#!/usr/bin/env python 
'''
Created on 10 feb. 2012

@author: Julien Lengrand-Lambert

DESCRIPTION: Solves problem 53 of Project Euler
There are exactly ten ways of selecting three from five, 12345:

123, 124, 125, 134, 135, 145, 234, 235, 245, and 345

In combinatorics, we use the notation, 5C3 = 10.

In general,

nCr = n! / r!(n - r)! ,where r <= n, n! = n * (n - 1) * ... * 3 * 2 * 1, and 0! = 1.
It is not until n = 23, that a value exceeds one-million: 23C10 = 1144066.

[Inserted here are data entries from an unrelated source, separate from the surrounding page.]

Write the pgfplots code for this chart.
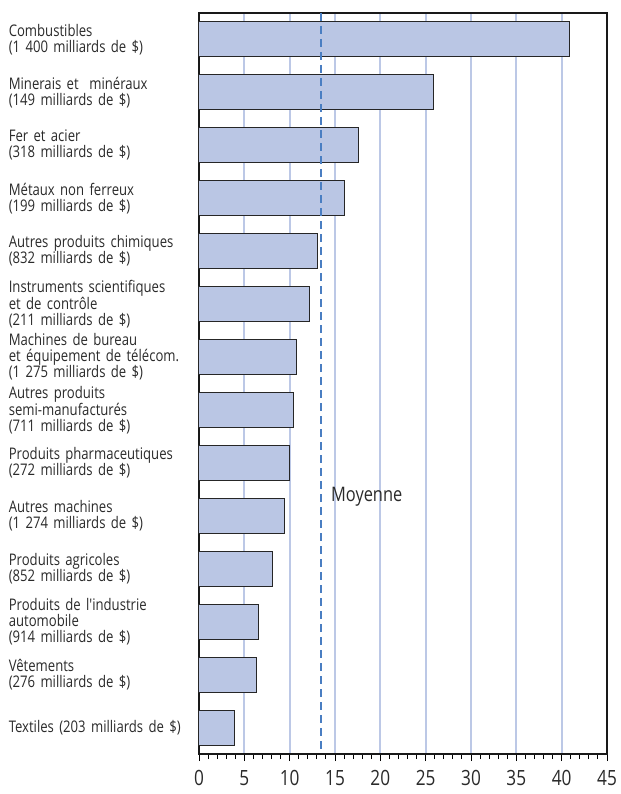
\documentclass[border=0pt]{standalone}
\usepackage{fontspec}
\setmainfont[FakeStretch=0.82, Ligatures=TeXOff]{Open Sans}
\usepackage{pgfplots}
\pgfplotsset{compat=1.18}
\definecolor{barblue}{HTML}{BAC6E4}
\definecolor{gridblue}{HTML}{BCC8E6}
\definecolor{meanblue}{HTML}{4A7EC2}
\definecolor{txt}{HTML}{2A2A2A}
\begin{document}
\begin{tikzpicture}
\begin{axis}[
  name=ax,
  scale only axis,
  width=408pt, height=741pt,
  xmin=0, xmax=45,
  ymin=-0.5, ymax=13.5,
  y dir=reverse,
  xtick={0,5,...,45},
  minor x tick num=4,
  tick align=outside,
  xtick pos=bottom,
  ytick pos=left,
  major tick length=7pt,
  minor tick length=5pt,
  every tick/.style={black, line width=0.9pt},
  ytick style={draw=none},
  ytick={0,...,13},
  yticklabels={
    {Combustibles\\(1 400 milliards de \$)},
    {Minerais et\ \ minéraux\\(149 milliards de \$)},
    {Fer et acier\\(318 milliards de \$)},
    {Métaux non ferreux\\(199 milliards de \$)},
    {Autres produits chimiques\\(832 milliards de \$)},
    {Instruments scientifiques\\et de contrôle\\(211 milliards de \$)},
    {Machines de bureau\\et équipement de télécom.\\(1 275 milliards de \$)},
    {Autres produits\\semi-manufacturés\\(711 milliards de \$)},
    {Produits pharmaceutiques\\(272 milliards de \$)},
    {Autres machines\\(1 274 milliards de \$)},
    {Produits agricoles\\(852 milliards de \$)},
    {Produits de l'industrie\\automobile\\(914 milliards de \$)},
    {Vêtements\\(276 milliards de \$)},
    {Textiles (203 milliards de \$)}
  },
  yticklabel style={font=\fontsize{16}{16}\selectfont, text=txt, align=left, text width=175pt, anchor=east, inner sep=0pt, xshift=-8pt},
  xticklabel style={font=\fontsize{21}{22}\selectfont, text=txt, yshift=-6pt},
  /pgf/number format/assume math mode=true,
  xmajorgrids,
  major grid style={gridblue, line width=1.8pt},
  axis line style={black!90, line width=1.6pt},
  clip=false,
]
\addplot[xbar, bar width=35pt, fill=barblue, draw=black!85, line width=1pt]
  coordinates {
    (40.9,0) (25.9,1) (17.55,2) (16.1,3) (13.07,4) (12.15,5) (10.76,6)
    (10.46,7) (9.99,8) (9.4,9) (8.08,10) (6.54,11) (6.36,12) (3.9,13)
  };
\addplot[meanblue, line width=1.6pt, dash pattern=on 8pt off 5pt]
  coordinates {(13.47,-0.5) (13.47,13.5)};
\node[anchor=west, inner sep=0pt, text=txt, font=\fontsize{20}{22}\selectfont] at (axis cs:14.55,8.64) {Moyenne};
\end{axis}
\path ([shift={(-199pt,-40pt)}]ax.south west) rectangle ([shift={(11pt,13pt)}]ax.north east);
\end{tikzpicture}
\end{document}
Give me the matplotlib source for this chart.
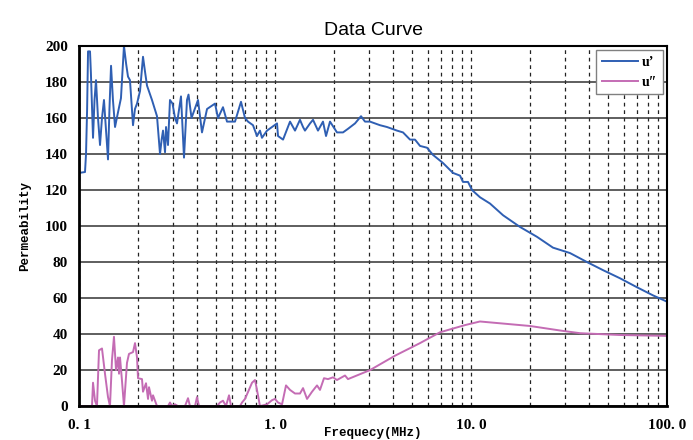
import matplotlib
matplotlib.use("Agg")
import matplotlib.pyplot as plt
import numpy as np

# u' (real part) : frequency in MHz, permeability
f_real = [0.100, 0.1073, 0.1086, 0.1100, 0.1112, 0.1138, 0.1150, 0.1179, 0.1200, 0.1221,
          0.1250, 0.1280, 0.1310, 0.1341, 0.1370, 0.1406, 0.1430, 0.1457, 0.1490, 0.1527,
          0.1580, 0.1637, 0.1696, 0.1740, 0.1778, 0.1820, 0.1886, 0.1930, 0.1977, 0.2048,
          0.2121, 0.2170, 0.2223, 0.2357, 0.2500, 0.2590, 0.2640, 0.2683, 0.2747, 0.2780,
          0.2845, 0.2912, 0.3000, 0.3089, 0.3162, 0.3314, 0.3433, 0.3556, 0.3620, 0.3750,
          0.4047, 0.4241, 0.4500, 0.4942, 0.5119, 0.5428, 0.5689, 0.6033, 0.6251, 0.6707,
          0.7030, 0.7282, 0.7722, 0.8091, 0.8381, 0.8580, 0.9104, 0.9654, 1.024, 1.036,
          1.099, 1.193, 1.265, 1.341, 1.390, 1.422, 1.509, 1.563, 1.657, 1.757,
          1.821, 1.908, 2.071, 2.223, 2.357, 2.560, 2.747, 2.878, 3.052, 3.433,
          3.727, 4.193, 4.499, 4.885, 5.179, 5.494, 5.964, 6.400, 7.196, 8.093,
          8.788, 9.103, 9.654, 10.12, 11.11, 12.50, 14.57, 17.78, 21.72, 26.20,
          32.00, 39.07, 47.17, 57.56, 70.30, 84.84, 100.0]
u_real = [129.5, 130, 140, 165, 197, 197, 185, 149, 170, 181,
          160, 145, 160, 170, 155, 137, 165, 189, 170, 155,
          163, 171, 200, 190, 183, 181, 156, 165, 168, 175,
          194, 186, 178, 170, 161, 140, 148, 153, 141, 155,
          145, 170, 168, 160, 157, 172, 138, 170, 173, 160,
          170, 152, 165, 168, 160, 166, 158, 158, 158, 169,
          160, 158, 156, 150, 153, 149, 153, 155, 157, 150,
          148, 158, 153, 159, 155, 153, 157, 159, 153, 158,
          150, 158, 152, 152, 154, 157, 161, 158, 158, 156,
          155, 153, 152, 148, 148, 144.5, 143.5, 139.5, 135, 129.5,
          128, 124.5, 124.5, 120, 116, 112.5, 106, 99.5, 94, 88,
          85, 80, 75.5, 71, 66, 61.5, 58]

# u'' (imaginary part)
f_imag = [0.100, 0.1165, 0.1179, 0.1207, 0.1235, 0.1265, 0.1310, 0.1357, 0.1406, 0.1439,
          0.1473, 0.1508, 0.1545, 0.1581, 0.1600, 0.1619, 0.1657, 0.1696, 0.1757, 0.1799,
          0.1886, 0.1931, 0.1977, 0.2000, 0.2096, 0.2121, 0.2197, 0.2250, 0.2276, 0.2357,
          0.2386, 0.2500, 0.2845, 0.2912, 0.2981, 0.3089, 0.3199, 0.3474, 0.3599, 0.3684,
          0.3907, 0.4000, 0.4095, 0.5059, 0.5240, 0.5428, 0.5623, 0.5826, 0.5965, 0.6628,
          0.6786, 0.7030, 0.7636, 0.7907, 0.8091, 0.8381, 0.9104, 0.9654, 1.000, 1.036,
          1.086, 1.138, 1.193, 1.265, 1.341, 1.390, 1.457, 1.545, 1.638, 1.696,
          1.778, 1.864, 1.977, 2.071, 2.276, 2.357, 3.052, 4.095, 5.494, 6.948,
          9.320, 11.11, 14.06, 20.00, 28.45, 35.97, 57.56, 100.0]
u_imag = [0, 0, 13, 3, 0, 31, 32, 18, 5, 0,
          25.5, 38.5, 20, 27, 18, 27, 14, 0, 24, 29,
          30, 35, 27, 15.5, 15, 8, 12.7, 4, 10.5, 3,
          6, 0, 0, 2, 0, 1, 0, 0, 4.4, 0,
          0, 5, 0, 0, 2, 3, 0, 6, 0, 0,
          2, 4, 13, 14.5, 9, 0, 1, 3.3, 4, 2,
          1, 11.5, 9, 7, 7, 10, 4, 8, 11.5, 9,
          15.5, 15, 16, 14.5, 17, 15, 20, 28, 35, 41,
          45, 47, 46, 44.5, 42, 40.5, 39.5, 39]

x_ticks = [0.1, 1, 10, 100]
x_labels = ["0. 1", "1. 0", "10. 0", "100. 0"]
y_ticks = list(range(0, 201, 20))

fig = plt.figure(figsize=(6.93, 4.40), dpi=100)
ax = fig.add_axes([0.114, 0.077, 0.8485, 0.8185])

ax.plot(f_real, u_real, color="#2f5fb3", lw=1.4, label="u’")
ax.plot(f_imag, u_imag, color="#c46cb4", lw=1.4, label="u″")

ax.set_xscale("log")
ax.set_xlim(0.1, 100)
ax.set_ylim(0, 200)

ax.set_xticks(x_ticks)
ax.set_xticklabels(x_labels)
ax.set_yticks(y_ticks)
ax.xaxis.set_minor_locator(matplotlib.ticker.LogLocator(base=10, subs=np.arange(2, 10)))
ax.xaxis.set_minor_formatter(matplotlib.ticker.NullFormatter())
ax.tick_params(which="both", length=0, pad=8)
ax.tick_params(axis="x", pad=9)
for lab in ax.get_xticklabels() + ax.get_yticklabels():
    lab.set_fontfamily("Liberation Serif")
    lab.set_fontweight("bold")
    lab.set_fontsize(11)

ax.grid(axis="y", color="#333333", lw=1.1, ls="-")
ax.grid(axis="x", which="both", color="#222222", lw=0.9, ls=(0, (3, 3)))
ax.set_axisbelow(True)

for s in ["left", "bottom"]:
    ax.spines[s].set_linewidth(2)
for s in ["top", "right"]:
    ax.spines[s].set_linewidth(1.5)

ax.set_title("Data Curve", fontsize=14, fontfamily="Liberation Sans", pad=8)
ax.set_ylabel("Permeability", fontfamily="Liberation Mono", fontweight="bold",
              fontsize=9, labelpad=10)
ax.set_xlabel("Frequecy(MHz)", fontfamily="Liberation Mono", fontweight="bold",
              fontsize=9, labelpad=-3)

leg = ax.legend(loc="upper right", fancybox=False, framealpha=1, edgecolor="#808080",
                borderaxespad=0.3, handlelength=2.6, handletextpad=0.3,
                prop={"family": ["Liberation Serif", "DejaVu Serif"], "weight": "bold", "size": 10})

fig.savefig("out.png", dpi=100)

How many, not necessarily distinct, values of  nCr, for 1 <=  n <= 100, are greater than one-million?
''' 
from utils.memoize import memoize

@memoize
def fact(value):
    """
    Returns value! 
    """
    if value == 0:
        return 1
    return value * fact(value - 1)      

def comb(n, r):
    """
    Returns nCr = n! / r!(n - r)!,where r <= n
    """
    if r > n :
        raise ValueError("n should be >= r !")
    else:
        return (fact(n) / (fact(r) * fact(n - r)))

def upper_comb(max_n, val):
    """
    Returns the number of values of nCr, for 1 <=  n <= max_n that are greater than value?
    """
    nb = 0
    for ns in range(1, max_n + 1):
        for nr in range(1, ns + 1):
            if comb(ns, nr) > val:
                nb += 1
    
    return nb

if __name__ == '__main__':
    print "Answer : %d " % (upper_comb(100, 1000000))